• **WORK TO COMPLETE**
Give nothing except the number of lines containing the word "this".

• **GIVEN ENTRIES**
** begin **
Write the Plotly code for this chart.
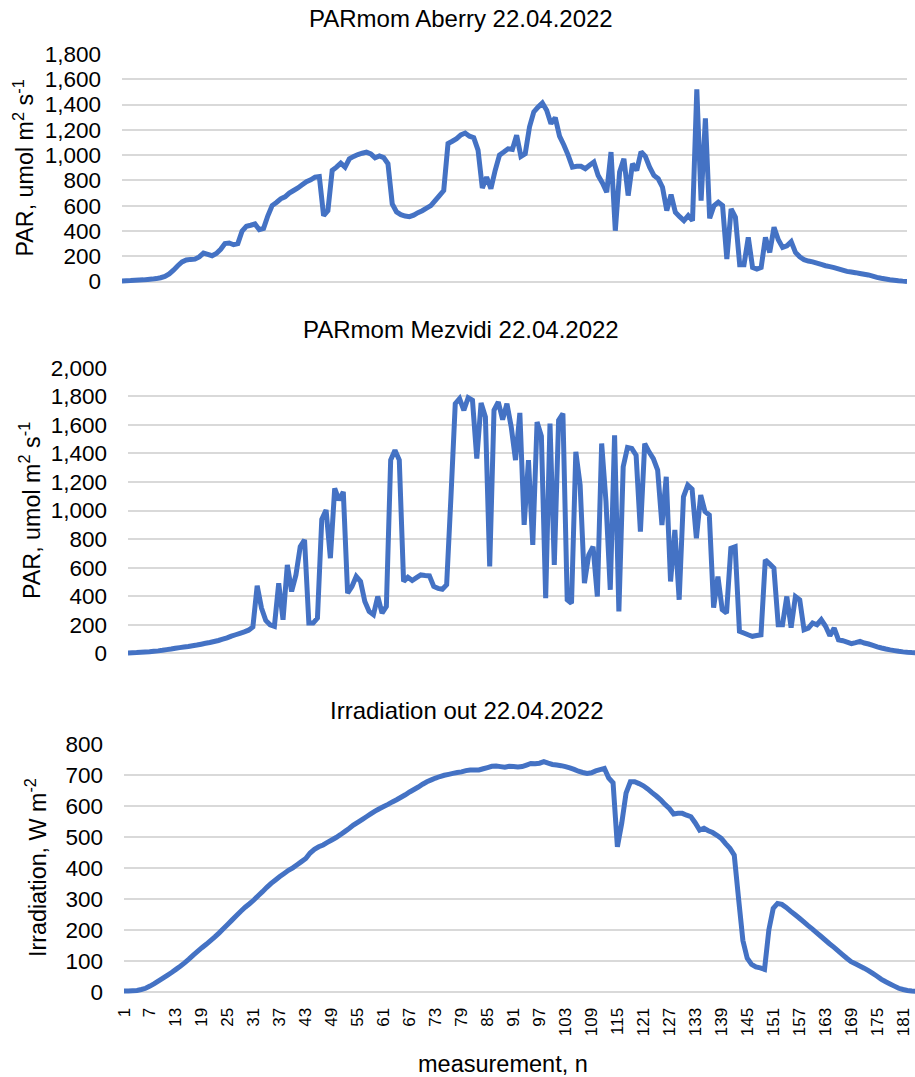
** end **
** begin **
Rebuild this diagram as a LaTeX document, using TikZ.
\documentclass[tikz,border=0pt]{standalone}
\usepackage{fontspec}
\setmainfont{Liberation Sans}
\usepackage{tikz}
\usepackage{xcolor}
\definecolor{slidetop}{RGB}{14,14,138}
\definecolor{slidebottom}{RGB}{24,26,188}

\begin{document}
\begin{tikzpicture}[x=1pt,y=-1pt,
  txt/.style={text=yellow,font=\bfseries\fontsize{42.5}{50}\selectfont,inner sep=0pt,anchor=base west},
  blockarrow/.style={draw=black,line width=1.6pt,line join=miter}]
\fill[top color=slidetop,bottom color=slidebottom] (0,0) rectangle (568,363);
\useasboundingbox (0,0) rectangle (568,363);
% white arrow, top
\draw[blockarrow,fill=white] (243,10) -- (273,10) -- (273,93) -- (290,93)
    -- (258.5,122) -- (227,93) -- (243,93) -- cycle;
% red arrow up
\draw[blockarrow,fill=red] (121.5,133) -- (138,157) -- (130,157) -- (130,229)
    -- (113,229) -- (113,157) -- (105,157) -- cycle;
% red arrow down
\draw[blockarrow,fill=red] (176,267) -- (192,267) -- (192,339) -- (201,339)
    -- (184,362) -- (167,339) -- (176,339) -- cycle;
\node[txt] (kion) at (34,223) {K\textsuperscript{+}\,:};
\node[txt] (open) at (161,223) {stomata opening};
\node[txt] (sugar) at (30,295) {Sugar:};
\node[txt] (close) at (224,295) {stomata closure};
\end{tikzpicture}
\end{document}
** end **
• **OUTPUT**
2